If the work they do is as valuable as they claim, members will gladly pay for it. If release time produces amazing educational outcomes, schools will gladly contract for it directly. If the union is indispensable, losing a few government perks won’t hurt them at all.
It’s going to hurt them a lot. They know it’s going to hurt them a lot. That’s the whole game. The minute these unions have to survive on actual voluntary dues from actual voluntary members doing actual voluntary work, the whole operation shrinks to about a tenth of its current size. Because very few teachers, when you ask them straight, want eighty dollars a month coming out of their paycheck so a national union president can show up at a drag event during Pride month and call parents “domestic terrorists.”

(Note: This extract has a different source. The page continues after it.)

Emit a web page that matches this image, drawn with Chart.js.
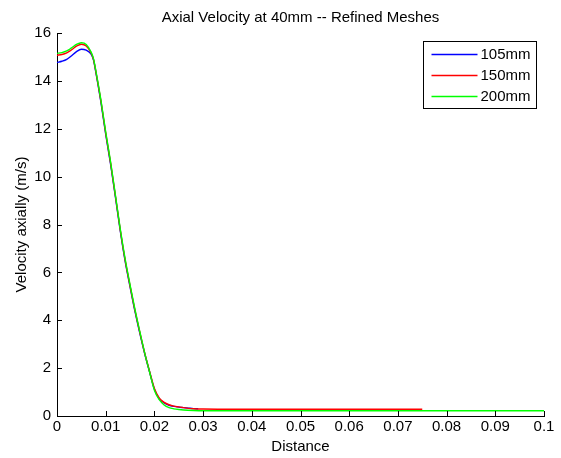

The unions have always known this. That’s why they’ve been so desperately clinging to every little piece of government plumbing. Automatic dues. Release time. Access to school email systems. Mandatory orientations for new hires. Every one of those pipes runs in one direction only: from your wallet, through the teacher, through the union, to the Democrat Party.
Idaho just cut the pipes.
And the best part? It’s already working. The union is openly panicked. Their members are going to have to start writing actual checks. Their leaders are going to have to start fundraising the hard way. Their political operation is going to have to compete for dollars like every other advocacy group in the country.
Good. That’s how it’s supposed to work.
To every red state legislator watching Idaho right now: keep going. Do it faster. If Idaho can do it, you can do it. Cut the cord. Make the unions pay their own bills. Let teachers decide for themselves, one paycheck at a time, whether the union is actually earning it.
And to the union? If your work is so valuable, prove it. Convince your members to fund you voluntarily. Stand on your own two feet for once. Go earn your keep like everyone else in America has to.
Or don’t. That works too.
We’ll be over here, watching the taxpayer money finally stay with the taxpayers, where it always should have been.